Furthermore, some results of Xi’s extensive anti-corruption campaign can backfire. Whenever it is uncovered that a company with close ties to the CPC is engaging in corrupt behaviour, it immediately puts the efforts of President Xi under a suspicious light and raises the question of how the campaign was used as a means to eliminate his political opponents.
On the international scene, we have witnessed a shift in China’s stance, the most obvious in its rhetoric. Under Deng, the foreign policy maxim was to “observe calmly, secure our position, cope with affairs calmly, hide our capacities and bide our time, be good at maintaining a low profile and never claim leadership.”
This has drastically changed after Xi’s rise to power.
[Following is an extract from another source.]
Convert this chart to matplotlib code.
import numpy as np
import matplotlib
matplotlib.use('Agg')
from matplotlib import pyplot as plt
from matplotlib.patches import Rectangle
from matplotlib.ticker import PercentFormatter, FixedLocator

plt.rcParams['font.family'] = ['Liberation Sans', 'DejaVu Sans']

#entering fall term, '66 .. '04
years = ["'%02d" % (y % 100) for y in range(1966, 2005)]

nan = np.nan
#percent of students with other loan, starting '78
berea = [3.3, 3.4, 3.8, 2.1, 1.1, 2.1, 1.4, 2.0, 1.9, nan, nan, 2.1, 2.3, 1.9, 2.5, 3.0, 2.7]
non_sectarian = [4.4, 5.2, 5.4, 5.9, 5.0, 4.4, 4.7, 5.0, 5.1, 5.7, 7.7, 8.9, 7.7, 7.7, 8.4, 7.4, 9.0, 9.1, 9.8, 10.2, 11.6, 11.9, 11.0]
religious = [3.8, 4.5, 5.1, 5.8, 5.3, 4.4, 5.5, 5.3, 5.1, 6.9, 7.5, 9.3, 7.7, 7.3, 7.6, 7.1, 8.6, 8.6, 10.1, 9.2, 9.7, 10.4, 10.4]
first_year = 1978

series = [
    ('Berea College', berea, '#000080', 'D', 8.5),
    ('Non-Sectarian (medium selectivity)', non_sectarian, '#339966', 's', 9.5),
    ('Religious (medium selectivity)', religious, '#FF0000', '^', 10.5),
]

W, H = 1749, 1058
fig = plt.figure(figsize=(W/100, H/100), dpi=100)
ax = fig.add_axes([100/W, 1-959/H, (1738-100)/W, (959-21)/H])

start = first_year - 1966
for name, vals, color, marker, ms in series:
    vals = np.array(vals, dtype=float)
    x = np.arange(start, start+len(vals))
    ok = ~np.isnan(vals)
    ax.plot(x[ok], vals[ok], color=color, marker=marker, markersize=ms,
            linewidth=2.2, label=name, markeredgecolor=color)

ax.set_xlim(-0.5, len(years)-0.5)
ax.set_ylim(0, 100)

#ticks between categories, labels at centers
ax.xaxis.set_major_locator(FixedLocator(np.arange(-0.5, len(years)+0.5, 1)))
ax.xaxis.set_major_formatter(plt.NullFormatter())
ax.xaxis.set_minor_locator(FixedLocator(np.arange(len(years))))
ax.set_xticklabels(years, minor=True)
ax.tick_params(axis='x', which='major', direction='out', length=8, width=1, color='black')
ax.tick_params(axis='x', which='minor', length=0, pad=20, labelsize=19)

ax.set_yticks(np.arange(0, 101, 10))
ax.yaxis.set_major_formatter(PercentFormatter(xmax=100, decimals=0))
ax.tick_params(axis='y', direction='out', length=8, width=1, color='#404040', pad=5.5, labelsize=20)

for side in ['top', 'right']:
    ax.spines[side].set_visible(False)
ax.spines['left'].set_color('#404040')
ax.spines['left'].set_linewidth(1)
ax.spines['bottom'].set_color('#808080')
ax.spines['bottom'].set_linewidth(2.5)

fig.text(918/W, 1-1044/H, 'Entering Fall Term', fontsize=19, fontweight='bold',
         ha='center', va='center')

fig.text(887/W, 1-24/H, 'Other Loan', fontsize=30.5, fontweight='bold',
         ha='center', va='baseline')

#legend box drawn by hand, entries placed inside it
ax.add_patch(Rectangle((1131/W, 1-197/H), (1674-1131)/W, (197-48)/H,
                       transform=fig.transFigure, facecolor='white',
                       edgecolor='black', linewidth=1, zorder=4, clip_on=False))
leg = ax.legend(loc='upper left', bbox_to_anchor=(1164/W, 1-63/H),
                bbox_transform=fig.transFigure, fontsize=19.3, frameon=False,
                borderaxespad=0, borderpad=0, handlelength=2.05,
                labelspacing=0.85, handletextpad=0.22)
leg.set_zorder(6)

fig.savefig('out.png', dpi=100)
China’s core national interests have been redefined, among which territorial integrity and national reunification with Taiwan can be found. These core national interests are red lines that are not to be negotiated, questioned or transgressed.
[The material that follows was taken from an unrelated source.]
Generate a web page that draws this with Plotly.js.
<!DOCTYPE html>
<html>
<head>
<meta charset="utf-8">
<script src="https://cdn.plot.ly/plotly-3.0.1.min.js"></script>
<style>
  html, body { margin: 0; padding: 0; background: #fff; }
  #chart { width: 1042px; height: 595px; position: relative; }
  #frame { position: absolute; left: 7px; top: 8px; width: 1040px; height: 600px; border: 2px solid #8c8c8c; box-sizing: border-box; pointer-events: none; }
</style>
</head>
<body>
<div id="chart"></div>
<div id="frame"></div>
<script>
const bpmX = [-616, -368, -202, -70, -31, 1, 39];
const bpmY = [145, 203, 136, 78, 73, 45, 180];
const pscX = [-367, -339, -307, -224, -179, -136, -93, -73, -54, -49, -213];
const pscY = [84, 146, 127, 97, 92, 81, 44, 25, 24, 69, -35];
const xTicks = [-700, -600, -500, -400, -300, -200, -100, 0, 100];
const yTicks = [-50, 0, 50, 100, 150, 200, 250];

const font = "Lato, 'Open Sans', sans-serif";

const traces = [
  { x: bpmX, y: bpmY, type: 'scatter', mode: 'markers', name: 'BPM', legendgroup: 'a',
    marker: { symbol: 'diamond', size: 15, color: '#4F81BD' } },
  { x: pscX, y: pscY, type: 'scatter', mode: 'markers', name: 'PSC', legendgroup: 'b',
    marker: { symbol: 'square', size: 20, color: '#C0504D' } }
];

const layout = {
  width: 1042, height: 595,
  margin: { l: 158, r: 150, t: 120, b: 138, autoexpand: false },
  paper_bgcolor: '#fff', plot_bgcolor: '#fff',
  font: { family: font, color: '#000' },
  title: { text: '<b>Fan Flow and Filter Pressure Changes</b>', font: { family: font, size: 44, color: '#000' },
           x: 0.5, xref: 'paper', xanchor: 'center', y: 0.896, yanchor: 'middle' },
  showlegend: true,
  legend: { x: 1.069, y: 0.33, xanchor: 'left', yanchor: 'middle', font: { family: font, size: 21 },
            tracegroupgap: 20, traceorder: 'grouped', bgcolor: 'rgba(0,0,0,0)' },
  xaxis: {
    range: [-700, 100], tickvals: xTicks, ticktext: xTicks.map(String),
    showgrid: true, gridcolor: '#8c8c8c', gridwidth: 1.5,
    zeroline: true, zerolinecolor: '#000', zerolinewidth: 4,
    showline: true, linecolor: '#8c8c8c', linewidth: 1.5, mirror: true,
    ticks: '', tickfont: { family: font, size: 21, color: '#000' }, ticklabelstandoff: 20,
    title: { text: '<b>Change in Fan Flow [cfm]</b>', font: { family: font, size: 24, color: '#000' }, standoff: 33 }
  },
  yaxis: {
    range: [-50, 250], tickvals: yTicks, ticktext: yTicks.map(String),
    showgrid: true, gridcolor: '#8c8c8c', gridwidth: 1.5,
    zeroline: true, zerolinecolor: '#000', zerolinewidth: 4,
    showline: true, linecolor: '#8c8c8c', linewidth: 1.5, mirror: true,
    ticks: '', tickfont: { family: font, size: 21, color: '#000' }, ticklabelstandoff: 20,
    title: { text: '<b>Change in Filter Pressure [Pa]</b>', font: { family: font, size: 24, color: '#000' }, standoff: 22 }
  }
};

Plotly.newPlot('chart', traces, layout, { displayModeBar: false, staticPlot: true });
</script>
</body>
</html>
In 2014, Xi stated that, “[China longs] for peace dearly, but at any time and under any circumstances, we will not give up defending our legitimate national interests and rights and will not sacrifice our core national interests.”
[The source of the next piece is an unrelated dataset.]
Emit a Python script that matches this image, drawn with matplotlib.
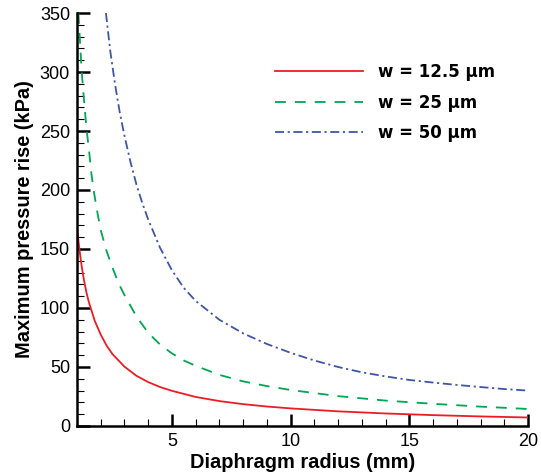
import matplotlib
matplotlib.use("Agg")
import matplotlib.pyplot as plt
from matplotlib.ticker import MultipleLocator

plt.rcParams["font.family"] = ["Liberation Sans", "DejaVu Sans"]

# values
radius_125 = [1.0, 1.1, 1.2, 1.3, 1.4, 1.5, 1.75, 2.0, 2.25, 2.5, 3.0, 3.5, 4.0, 4.5,
              5.0, 6.0, 7.0, 8.0, 9.0, 10, 12, 14, 16, 18, 20]
press_125 = [168, 150, 135, 123, 113, 105, 89, 77.5, 68, 60.8, 50.3, 42.6, 37.2, 33,
             29.8, 24.6, 21.1, 18.5, 16.5, 14.9, 12.4, 10.6, 9.2, 8.1, 7.2]

radius_25 = [1.06, 1.1, 1.2, 1.3, 1.4, 1.5, 1.6, 1.7, 1.85, 2.0, 2.25, 2.5, 2.75, 3.0,
             3.5, 4.0, 4.5, 5.0, 5.5, 6.0, 7.0, 8.0, 9.0, 10, 12, 14, 16, 18, 20]
press_25 = [350, 335, 300, 275, 252, 235, 215, 200, 182, 166, 148, 134, 121, 111,
            93, 79, 69, 61.5, 55.5, 51, 43.3, 37.8, 33.8, 30.5, 25.3, 21.5, 18.8, 16.4, 14.4]

radius_50 = [2.22, 2.4, 2.6, 2.8, 3.0, 3.25, 3.5, 3.75, 4.0, 4.5, 5.0, 5.5, 6.0, 7.0,
             8.0, 9.0, 10, 11, 12, 13, 14, 15, 16, 17, 18, 19, 20]
press_50 = [350, 318, 290, 266, 246, 224, 205, 189, 175, 151, 132, 117, 106, 90,
            78.5, 69.5, 62, 55.5, 50, 45.5, 42, 39, 36.8, 34.8, 33, 31.3, 30]

fig = plt.figure(figsize=(5.41, 4.75), dpi=100)
ax = fig.add_axes([0.1423, 0.1032, 0.8337, 0.8694])

ax.plot(radius_125, press_125, color="#ec1c24", lw=1.3, label="w = 12.5 \u03bcm")
ax.plot(radius_25, press_25, color="#00a651", lw=1.3, linestyle=(0, (6, 5)),
        label="w = 25 \u03bcm")
ax.plot(radius_50, press_50, color="#3f56a6", lw=1.3, linestyle=(0, (5, 2, 1.2, 2)),
        label="w = 50 \u03bcm")

ax.set_xlim(1, 20)
ax.set_ylim(0, 350)
ax.xaxis.set_major_locator(plt.FixedLocator([5, 10, 15, 20]))
ax.xaxis.set_minor_locator(MultipleLocator(1))
ax.yaxis.set_major_locator(MultipleLocator(50))
ax.yaxis.set_minor_locator(MultipleLocator(10))

for side in ["top", "right"]:
    ax.spines[side].set_visible(False)
for side in ["left", "bottom"]:
    ax.spines[side].set_linewidth(1.8)

ax.tick_params(which="major", direction="in", length=9, width=1.8, labelsize=13, pad=5)
ax.tick_params(which="minor", direction="in", length=5, width=0.8)

ax.set_xlabel("Diaphragm radius (mm)", fontsize=14.4, fontweight="bold", labelpad=2)
ax.set_ylabel("Maximum pressure rise (kPa)", fontsize=14.4, fontweight="bold", labelpad=4)

leg = ax.legend(loc="upper left", bbox_to_anchor=(0.405, 0.915), frameon=False,
                handlelength=5.3, handletextpad=0.9, labelspacing=0.75,
                prop={"family": "DejaVu Sans", "size": 12, "weight": "bold"})

fig.savefig("out.png", dpi=100)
China no longer stands by passively and watches world politics unfold but seeks to take an active stance and shape them according to its designs. Xi has nurtured new catchphrases to “strive for achievements” and the “Chinese Dream,” an ambitious, albeit vague, desire to “rejuvenate the nation.”
China’s increased assertiveness can especially be seen in its behaviour toward its neighbours. Paying lip-service to develop a potential code of conduct with the littoral states to manage maritime and territorial disputes in the South China Sea goes hand-in-hand with the military build-up of the People’s Liberation Army. Moreover, China has consolidated four of its maritime law enforcement agencies into the new China Coast Guard to better exert its influence and control within the approximately 90 percent of territory it claims in the South China Sea.
Fulfilling a Dream The prospect of Xi’s life-long presidency enables him to further his stronghold to work toward the Chinese Dream and raise China to the status of a great power, Weigelin-Schwiedrzik explained, thus ending the hurtful memory of China’s “Century of Humiliation” under western influence from the 1840s.
With rising turmoil within China’s borders, due to an aging population, stagnating market growth, rising unemployment and an ever-expanding rift between the rich and poor, the Chinese Dream together with the One Belt, One Road Initiative serves Xi well to rally the population behind a common goal while overlooking the domestic tensions. Under Xi’s guidance, it is now more likely that the Chinese Dream will be fulfilled, and China will emerge on the world stage as a great power by 2049–just in time to celebrate 100 years of Communist Party rule.